Huayllay National Sanctuary is a park in Peru located in the Meseta of Bombón in the Huayllay District of Pasco Region. The sanctuary is noted for the large scenic rock formations of the rock forest of Huayllay (Spanish: Bosque de Rocas) and its native plants and animals.

==Geology ==
The rock formations date to the beginning of the Cenozoic age. They were initially formed when volcanic activity deposited layers of hardened volcanic ash, or ignimbrite on the landscape, forming a plateau atop layers of sandstone, limestone, and conglomerate. Ignimbrite is a porous rock, so it is particularly vulnerable to erosion. Approximately 20,000 years ago, during the most recent ice age, the cycle of freezing, thawing, and re-freezing of snow on the plateau caused meltwater to filter into the cracks in the rock and enlarge them. Eventually, this resulted in large portions of the rock crumbling away, leaving the deeply eroded formations that now comprise the Bosque de Rocas.
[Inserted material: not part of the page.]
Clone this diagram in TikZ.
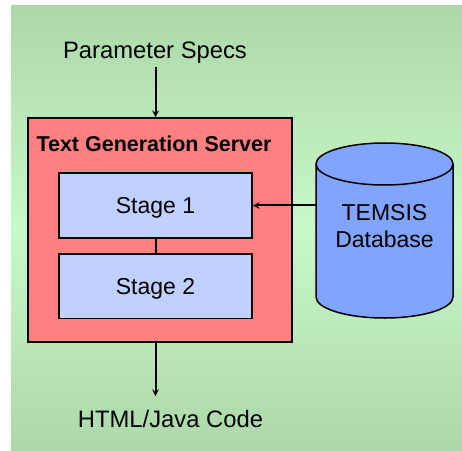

The formations are sometimes compared to Shilin Stone Forest in China and Garden of the Gods in the US, as these locations are also dramatically eroded landscapes.

==Recreation==
The rock forest is a major tourist attraction in Peru, for both hiking and sightseeing. It is also an international destination for rock climbers.

==Extension and climate==
The surface area of the district is 607 km2. The climate is cold and dry, with temperatures that vary between 13.8 and -8 C.